Thursday, January 11, 2007

Revisiting the Minneapolis Airport

A little while back I analyzed a controversy at the Minneapolis-St. Paul International Airport in which some Somali cab drivers were refusing to serve passengers who were carrying (unopened) containers of alcohol. The story has advanced a little bit. Youssef Ibrahim, a distinguished journalist and believer in the separation of church (and mosque) and state who has covered the oil markets and Arab affairs for The Wall Street Journal and The New York Times, has an op-ed piece in The New York Sun that asserts that Muslim pressure groups are agitating for the airport authorities to accept the drivers' refusal.

I argued previously that while these drivers have a right to solicit taxi fares as much as people holding any other sorts of beliefs, they also had to bear the costs these preferences impose on others. I thus suggested they be forced, if they get to the front of the line and refuse to take the passenger awaiting them, that they go back to the back of the line. A poster named knucklehead took me to task in the comments section for analyzing this situation in abstract terms rather than concrete ones. And I confess I have certainly given some thought to the wisdom of my position. If Mr. Ibrahim is to be believed, 75 percent of the cab drivers are now Somalis, many apparently adhering to this Islamic pseudo-taboo (based on a fatwa by one Minnesota imam), while some passengers have been forced to wait an hour.

One can morally reason from principles or from consequences. In the last post I did the former, while knucklehead (at least initially) did the latter. I am generally convinced that the first approach is the best, in part because adherence to sound principles leads to the best consequences. I also believe that part of the reason that the current approach has led to such long waits is precisely because it is free – you get to the front of the line and are able to wave passengers away with no consequence. But I admit the new developments gave me pause.

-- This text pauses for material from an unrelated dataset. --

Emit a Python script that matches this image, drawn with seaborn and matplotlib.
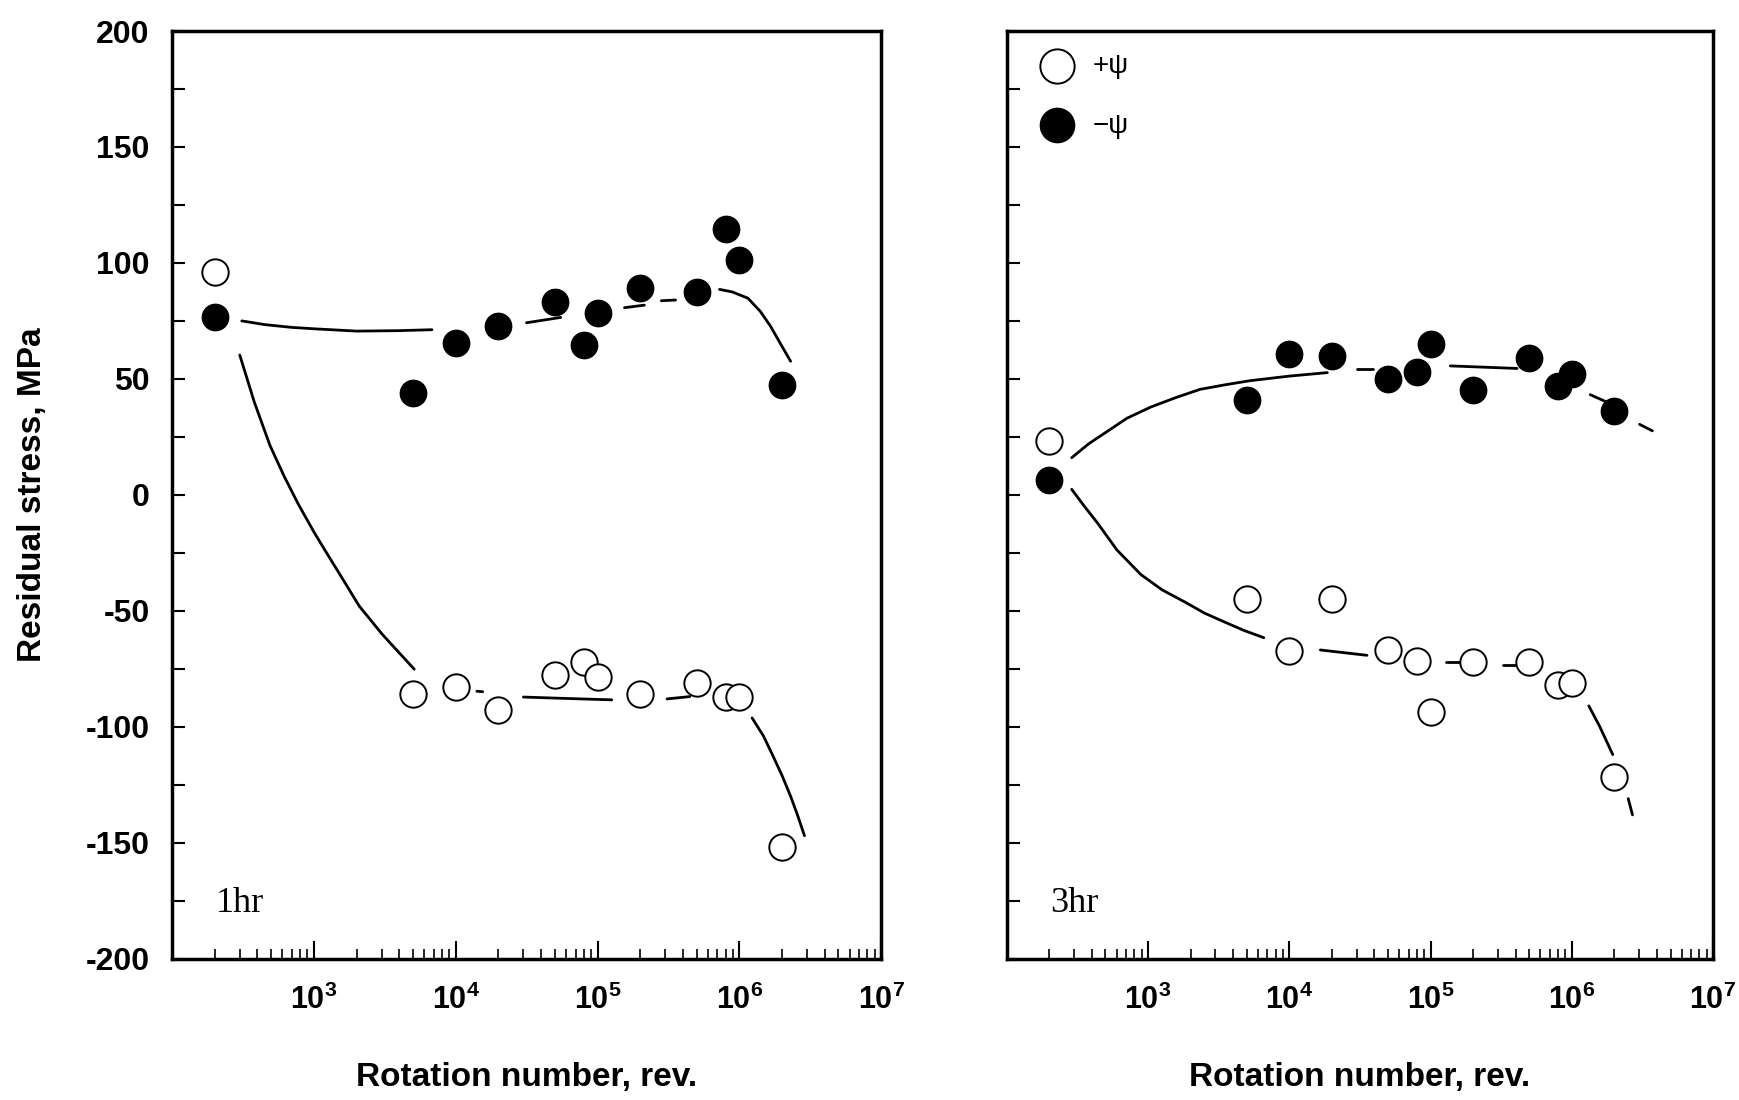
import pandas as pd
import matplotlib
matplotlib.use("Agg")
import matplotlib.pyplot as plt
import matplotlib.ticker as mticker
import seaborn as sns

# rotation numbers where stress was measured (rev.)
rev = [200, 5000, 1e4, 2e4, 5e4, 8e4, 1e5, 2e5, 5e5, 8e5, 1e6, 2e6]

# 1hr: residual stress, MPa
hr1_pos = [96, -86, -83, -92.6, -77.5, -72, -78.6, -86, -81, -87, -87, -152]
hr1_neg = [76.5, 44, 65.5, 72.7, 83.3, 64.4, 78.3, 89.3, 87.5, 114.7, 101.4, 47.4]

# 3hr: residual stress, MPa
hr3_pos = [23, -45, -67.4, -45, -67, -71.5, -93.8, -72, -72, -82, -81.3, -121.8]
hr3_neg = [6.2, 40.9, 60.6, 59.9, 50, 53, 65.1, 45, 59.1, 47, 52.3, 36.1]

# hand drawn trend curves, broken into pieces
hr1_neg_curve_rev = [310, 450, 700, 1000, 2000, 4000, 6800,
                     31600, 55000, 155000, 214000, 282000, 355000,
                     725000, 891000, 1150000, 1410000, 1660000, 2000000, 2300000]
hr1_neg_curve_val = [75, 73.4, 72.2, 71.6, 70.6, 70.8, 71.2,
                     74.2, 76.5, 80.7, 81.8, 83.7, 84,
                     88.6, 87.5, 84.8, 79, 72.7, 64, 57.6]
hr1_neg_curve_seg = [0, 0, 0, 0, 0, 0, 0, 1, 1, 2, 2, 3, 3, 4, 4, 4, 4, 4, 4, 4]

hr1_pos_curve_rev = [300, 380, 490, 617, 776, 1000, 1200, 1660, 2090, 3020, 3980, 5100,
                     14100, 15500, 30000, 60000, 126000, 309000, 447000,
                     1230000, 1480000, 1740000, 2000000, 2290000, 2570000, 2880000]
hr1_pos_curve_val = [60.3, 40, 21.3, 8, -4, -16, -24, -38, -48, -60, -68, -75.2,
                     -84.7, -84.9, -87.2, -87.8, -88.4, -88, -87,
                     -96.2, -104, -113, -121, -129.7, -138, -147]
hr1_pos_curve_seg = [0] * 12 + [1, 1, 2, 2, 2, 3, 3] + [4] * 7

hr3_neg_curve_rev = [288, 380, 513, 708, 1050, 1585, 2340, 3550, 5250, 10000, 18600,
                     30200, 38900, 138000, 410000, 1350000, 1740000, 3020000, 3720000]
hr3_neg_curve_val = [16, 22, 27.3, 33, 37.9, 42, 45.5, 47.5, 49.2, 51.2, 52.7,
                     54.2, 54.2, 55.6, 54.5, 43.2, 40.2, 30.4, 27.6]
hr3_neg_curve_seg = [0] * 11 + [1, 1, 2, 2, 3, 3, 4, 4]

hr3_pos_curve_rev = [288, 355, 437, 603, 891, 1260, 1860, 2510, 3470, 4790, 6600,
                     16600, 35500, 129000, 170000, 324000, 417000,
                     1320000, 1580000, 1950000, 2510000, 2690000]
hr3_pos_curve_val = [2.4, -5, -12, -23.8, -34.4, -41, -46.5, -51, -54.8, -58.5, -61.6,
                     -66.9, -69.2, -72.2, -72.2, -73.4, -73.4,
                     -91, -100, -112, -131, -138]
hr3_pos_curve_seg = [0] * 11 + [1, 1, 2, 2, 3, 3, 4, 4, 4, 5, 5]

xtick_vals = [1e3, 1e4, 1e5, 1e6, 1e7]
xtick_labels = [r"$\mathrm{10^{3}}$", r"$\mathrm{10^{4}}$", r"$\mathrm{10^{5}}$",
                r"$\mathrm{10^{6}}$", r"$\mathrm{10^{7}}$"]

sns.set_theme(style="ticks")
plt.rcParams["font.family"] = ["Liberation Sans", "DejaVu Sans"]
plt.rcParams["mathtext.fontset"] = "custom"
plt.rcParams["mathtext.rm"] = "Liberation Sans:bold"
plt.rcParams["axes.unicode_minus"] = False
for key in ["text.color", "axes.labelcolor", "xtick.color", "ytick.color", "axes.edgecolor"]:
    plt.rcParams[key] = "black"

fig = plt.figure(figsize=(17.4, 11), dpi=100)
ax1 = fig.add_axes([0.0989, 0.1285, 0.4075, 0.8433])
ax2 = fig.add_axes([0.5786, 0.1285, 0.4059, 0.8433])


def draw_panel(ax, pos, neg, curves, tag, show_legend):
    ax.set_xscale("log")
    for c_rev, c_val, c_seg in curves:
        dfc = pd.DataFrame({"rev": c_rev, "stress": c_val, "seg": c_seg})
        sns.lineplot(data=dfc, x="rev", y="stress", units="seg", estimator=None,
                     sort=False, color="black", lw=2.0, ax=ax, legend=False)
    sns.scatterplot(x=rev, y=pos, marker="o", s=360, color="white",
                    edgecolor="black", linewidth=1.4, ax=ax, zorder=3,
                    label="+\u03c8" if show_legend else None)
    sns.scatterplot(x=rev, y=neg, marker="o", s=360, color="black",
                    edgecolor="black", linewidth=1.0, ax=ax, zorder=3,
                    label="\u2212\u03c8" if show_legend else None)

    ax.set_xlim(1e2, 1e7)
    ax.set_ylim(-200, 200)
    ax.xaxis.set_major_locator(mticker.FixedLocator(xtick_vals))
    ax.xaxis.set_major_formatter(mticker.FixedFormatter(xtick_labels))
    ax.xaxis.set_minor_locator(mticker.LogLocator(base=10, subs=range(2, 10), numticks=20))
    ax.xaxis.set_minor_formatter(mticker.NullFormatter())
    ax.yaxis.set_major_locator(mticker.MultipleLocator(50))
    ax.yaxis.set_minor_locator(mticker.MultipleLocator(25))
    ax.tick_params(axis="x", which="major", direction="in", length=13, width=1.5,
                   labelsize=22, pad=19)
    ax.tick_params(axis="x", which="minor", direction="in", length=7, width=1.2)
    ax.tick_params(axis="y", which="both", direction="in", length=9, width=1.5,
                   labelsize=23, pad=16)
    for t in ax.get_yticklabels():
        t.set_fontweight("bold")
    for sp in ax.spines.values():
        sp.set_linewidth(2.5)
    ax.set_xlabel("Rotation number, rev.", fontsize=24, fontweight="bold", labelpad=33)
    ax.set_ylabel("")
    ax.text(0.062, 0.05, tag, transform=ax.transAxes, fontsize=26,
            family=["Liberation Serif", "DejaVu Serif"], ha="left", va="baseline")
    if show_legend:
        ax.legend(loc="upper left", frameon=False, fontsize=20, markerscale=1.3,
                  handletextpad=0.3, labelspacing=1.2, borderaxespad=0.4,
                  bbox_to_anchor=(0.0, 1.0))
    elif ax.get_legend() is not None:
        ax.get_legend().remove()


draw_panel(ax1, hr1_pos, hr1_neg,
           [(hr1_neg_curve_rev, hr1_neg_curve_val, hr1_neg_curve_seg),
            (hr1_pos_curve_rev, hr1_pos_curve_val, hr1_pos_curve_seg)],
           "1hr", False)
draw_panel(ax2, hr3_pos, hr3_neg,
           [(hr3_neg_curve_rev, hr3_neg_curve_val, hr3_neg_curve_seg),
            (hr3_pos_curve_rev, hr3_pos_curve_val, hr3_pos_curve_seg)],
           "3hr", True)
ax2.tick_params(axis="y", labelleft=False)

fig.text(33 / 1740, 0.55, "Residual stress, MPa", rotation=90, ha="center", va="center",
         fontsize=24, fontweight="bold")

fig.savefig("out.png", dpi=100, facecolor="white")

But what is most disturbing about them is the ready acceptance by Muslim pressure groups that cab drivers have a right to costlessly impose the consequences of their beliefs on others. This is the standard technique of tribal pressure – you accommodate me, I need not accommodate you. Mr. Ibrahim scornfully quotes someone named Damon Drake, a representative of the tribalist pressure group the Council on American-Islamic Relations (why would Muslims in America need to separately “relate” to their own land?) as saying that the drivers should be free to refuse passengers as they like: “Now that the Muslims are here,” he opines, “they need to be accommodated.”

Along the same lines, the St. Paul Pioneer-Press (what is it about the Twin Cities?) quotes one Fuad Ali, whom it uncritically identifies as "a Somali leader," as rejecting (in reaction to an incident in which several imams ostentatiously prayed in the gate area prior to boarding a flight, whereupon they were subsequently questioned by law enforcement) the airport's proposed solution – that the airport establish a common prayer/meditation room for all. Mr. Ali argues that "Where you have Christians and Muslims praying at the same time, it will create a problem."

To which the proper response is, "So what?" There is no future for a multitribal society if its governing institutions must constantly make special arrangements for the peculiar needs, real or opportunistic, of every tribal group. (Some people are also agitating for airport signs in Somali, even though Somalians are far from the largest minority group in Minneapolis.) The airport, if it is to erect such a room at all, simply must make it open to everyone. That some Somalis and their coreligious sympathizers are agitating for separation is perfectly predictable. These leaders' interests require the continued separation of Somalis from the broader society around them, so that they remain dependent on these leaders to represent them in dealing with that society, instead of negotiating the clash of their interests with those of others consensually as individuals in the free market. The integration of Somalis – through their mastery of English, their accommodation of their religious interests to the interests of everyone else, their learning of the possibility of peacefully praying or meditating together with the Christians, Buddhists, Hindus, and even – Gasp! – Jews around them is a mortal threat to the livelihood of the separatist leader, and so naturally he counsels against it. (See here for some previous thoughts on a related question.)

Multicultural nihilists regularly talk about the need to build “bridges” between the native culture and a particular immigrant culture, the idea being that a bridge provides a place where the cultures may meet harmoniously. But a bridge is not a place you stay; it is a place you cross on the way somewhere else – to the civilization you have come to because of its superiority, for example. That it is so easy (in the sense of not sounding absurd on their face) for people like Messrs. Ali and Drake to make the demands they make is perhaps the most discouraging aspect of the whole airport episode.